According to a March 22, 2018 article in the Arkansas Times, during his short tenure of less than one year, Murton's aggressive approach to uncovering Arkansas' prison scandal with its decades-long systemic corruption, embarrassed Rockefeller and "infuriated conservative politicians". Murton had attracted nationwide media attention and contempt for Arkansas, as news of Bodiesburg, as it was called, spread. Murton's co-authored 1969 book, Accomplices to the Crime: The Arkansas Prison Scandal was the basis for the fictionalized 1980 film Brubaker starring Robert Redford.

As well, in 1969 prisoners, Robert Finney, et al., started a litigation process naming Terrell Don Hutto, et al. The series of cases lasted almost a decade and resulting in the Supreme Court landmark case Hutto v. Finney 437 U.S. 678. It was the first successful lawsuit filed by an inmate against a correctional institution. The case also clarified prison system's unacceptable punitive measures.

Against this backdrop, Hutto was hired by Governor Dale Bumpers in 1971 as the head of the Arkansas Department of Correction, with a mandate of "humanizing" the "convict farms". In 1971, Jackson visited Hutto at Cummins prison. Jackson had gone there to investigate how Hutto was changing Arkansas prisons. However, as he took photos he "found more and more that my interest was in documenting it visually." In 2010, the Albright-Knox Art Gallery and the Center for Documentary Studies at Duke University featured Jackson's Cummins Unit photo collection.

After Bumpers was elected to the United States Senate and David Pryor was elected governor in 1974, Hutto resigned and moved to Virginia in 1976 to become deputy director of the Virginia Department of Corrections.

==American Correctional Association==
Hutto was president-elect of the American Correctional Association (ACA) from 1984 to 1990. The ACA, which serves as a both the "national regulatory body for prisons" and as a trade association for the American correctional industry, under Hutto's tenure, began to support prison privatization.

==Corrections Corporation of America (CCA)==

Corrections Corporation of America, (now renamed as CoreCivic), "the world’s first and largest for-profit prison operator", was established by Hutto, Beasley, and Crants in Nashville, Tennessee on January 28, 1983. At the time Beasley served as the chairman of the Tennessee Republican Party, and Crants was the chief financial officer of a real estate company in Nashville. Maurice Sigler, the former chairman of the United States Board of Parole, was a founding member.

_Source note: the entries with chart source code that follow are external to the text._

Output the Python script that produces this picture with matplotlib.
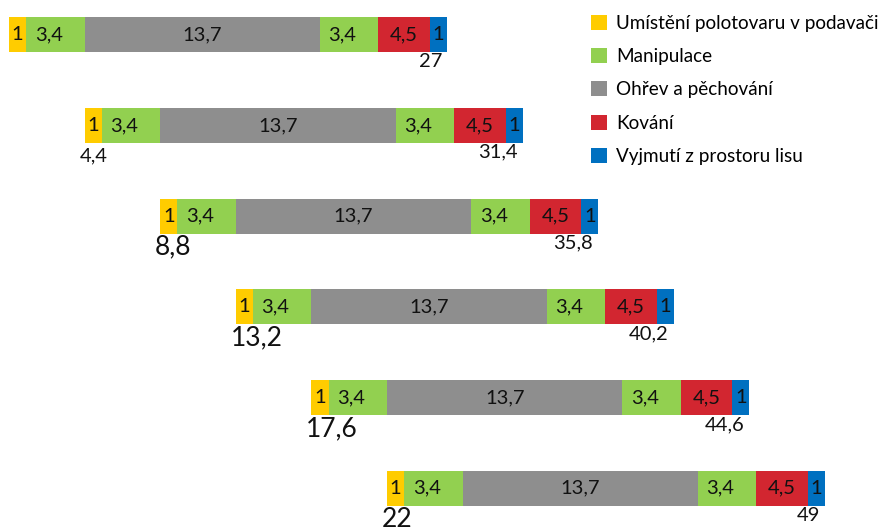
import numpy as np
import matplotlib
matplotlib.use("Agg")
from matplotlib import pyplot as plt
from matplotlib.patches import Patch

plt.rcParams['font.family'] = ['Lato', 'DejaVu Sans']

# DATA
categories = ["Umístění polotovaru v podavači", "Manipulace", "Ohřev a pěchování",
              "Kování", "Vyjmutí z prostoru lisu"]
colors = ["#FFCC00", "#92D050", "#8E8E8E", "#D22630", "#0070C0"]
# segments of one cycle (widths as drawn in the picture), which category they belong to
seg_widths = [1, 3.4, 13.7, 3.4, 3.0, 1]
seg_labels = ["1", "3,4", "13,7", "3,4", "4,5", "1"]
seg_cat = [0, 1, 2, 1, 3, 4]
starts = [0, 4.4, 8.8, 13.2, 17.6, 22]
start_labels = ["", "4,4", "8,8", "13,2", "17,6", "22"]
end_labels = ["27", "31,4", "35,8", "40,2", "44,6", "49"]

# FIGURE
fig = plt.figure(figsize=(8.85, 5.28), dpi=100)
ax = fig.add_axes([0, 0, 1, 1])
px = 17.18  # pixels per unit
ax.set_xlim(-9 / px, (885 - 9) / px)
step = 90.7
y0 = 34.7
ax.set_ylim((528 - y0) / step, -y0 / step)
ax.axis("off")

bar_h = 35 / step
for row, s in enumerate(starts):
    left = s
    for w, lab, c in zip(seg_widths, seg_labels, seg_cat):
        ax.barh(row, w, left=left, height=bar_h, color=colors[c], edgecolor="none")
        if c == 1:
            ax.text(left + 0.5, row, lab, ha="left", va="center", fontsize=14.5, color="#111111")
        else:
            ax.text(left + w / 2, row, lab, ha="center", va="center", fontsize=14.5, color="#111111")
        left += w
    end = left
    if start_labels[row]:
        if row == 1:
            fs, off = 14.5, 18 / step
        else:
            fs, off = 19, 21 / step
        ax.text(s - 0.3, row + bar_h / 2 + off, start_labels[row], ha="left", va="baseline",
                fontsize=fs, color="#111111")
    ax.text(end - 0.3, row + bar_h / 2 + 0.01, end_labels[row], ha="right", va="top",
            fontsize=14.5, color="#111111")

handles = [Patch(facecolor=colors[i], edgecolor="none") for i in range(len(categories))]
fig.legend(handles, categories, loc="upper left", bbox_to_anchor=(583 / 885, 1 - 7 / 528),
           frameon=False, fontsize=13.6, handlelength=0.85, handleheight=0.85,
           handletextpad=0.5, labelspacing=0.86, borderaxespad=0)

plt.savefig("out.png", dpi=100)
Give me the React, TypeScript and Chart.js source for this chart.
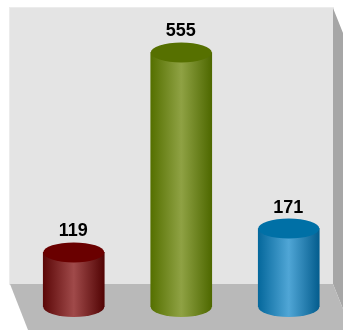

In a February 27, 2013 CCA video entitled, "Corrections Corporation of America's Founders Tom Beasley and Don Hutto", Beasley and Hutto said that because of Hutto's reputation through his years of experience in corrections and as president-elect of the American Correctional Association, a first meeting about a potential joint venture to detain undocumented immigrants in Texas, took place between Beasley, Hutto, the Federal Bureau of Prisons and the now defunct Immigration and Naturalization Service (INS) which operated under U.S. Department of Justice from 1933 to 2003. As a result of the initial meeting, CCA were awarded an RFB with INS, which was the "first contract ever to design, build, finance and operate a secure correctional facility." This marked the beginning of the private prison industry. Hutto, described how at the time, INS had "unrealistic expectations" putting pressure on CCA to have the facilities ready by early January, ninety days from the signing of the contract. In a desperate attempt to find a solution, Hutto and Beasley flew to Houston, Texas and after several days managed to negotiate a deal with the owner of Olympic Motel—a "pair of non-descript two-story buildings" on "I-45 North between Tidwell and Parker"—to hire their family and friends to staff the re-purposed motel for four months. On Super Bowl Sunday at the end of January, the first 87 undocumented immigrants were personally processed by Hutto and CCA received their first payment.

By 2016, Corrections Corporation of America (CCA) along with Geo Group were running "more than 170 prisons and detention centres". CCA's revenues in 2015 were $1.79bn.

Hutto died on October 22, 2021, at the age of 86.

==Awards==
In 1987 Hutto received the American Correctional Association's E.R. Cass Correctional Achievement Award, the ACA's highest professional honor.